Moses continues in Deuteronomy 11:24 and 25,
24 Every place on which the sole of your foot shall tread shall be yours; your border shall be from the wilderness to Lebanon, and from the river, the river Euphrates, as far as the western sea. 25 There shall no man be able to stand before you; the Lord your God shall lay the dread of you and the fear of you on all the land on which you set foot, as He has spoken to you.
Under the Old Covenant, in which Israel refused to hear the word of God at Mount Horeb, they were left only with a physical sword by which to conquer Canaan. We, however, have an advantage, for at Pentecost we were given the Sword of the Spirit along with spiritual armor (Ephesians 6:14-17). With our weapon we are able to divide soul and spirit and even discern the thoughts and intents of the heart (Hebrews 4:12). Our sword is much sharper than any physical double-edged sword that Israel was given in times past. Therefore, the results of our warfare ought to be much greater than those achieved under the Old Covenant.
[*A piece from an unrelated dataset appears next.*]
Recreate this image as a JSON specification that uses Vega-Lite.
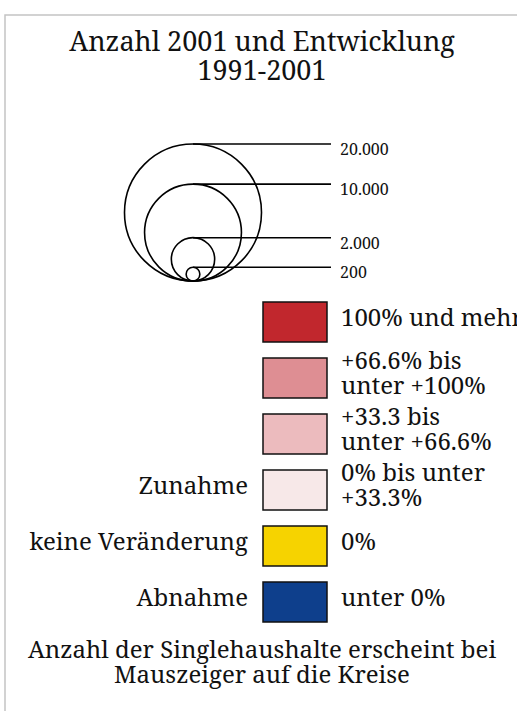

Unfortunately, there have been many Christians over the centuries who reverted to the carnality of physical weapons to conquer nations and to subject them to their religious traditions of men. More recently, we have seen the rise of Christian Zionism, which supports the Old Covenant methods of carnal men who are attempting to recreate an Old Covenant kingdom. In the end, all flesh will fail, for its very nature goes against the fruit of the Spirit which God requires.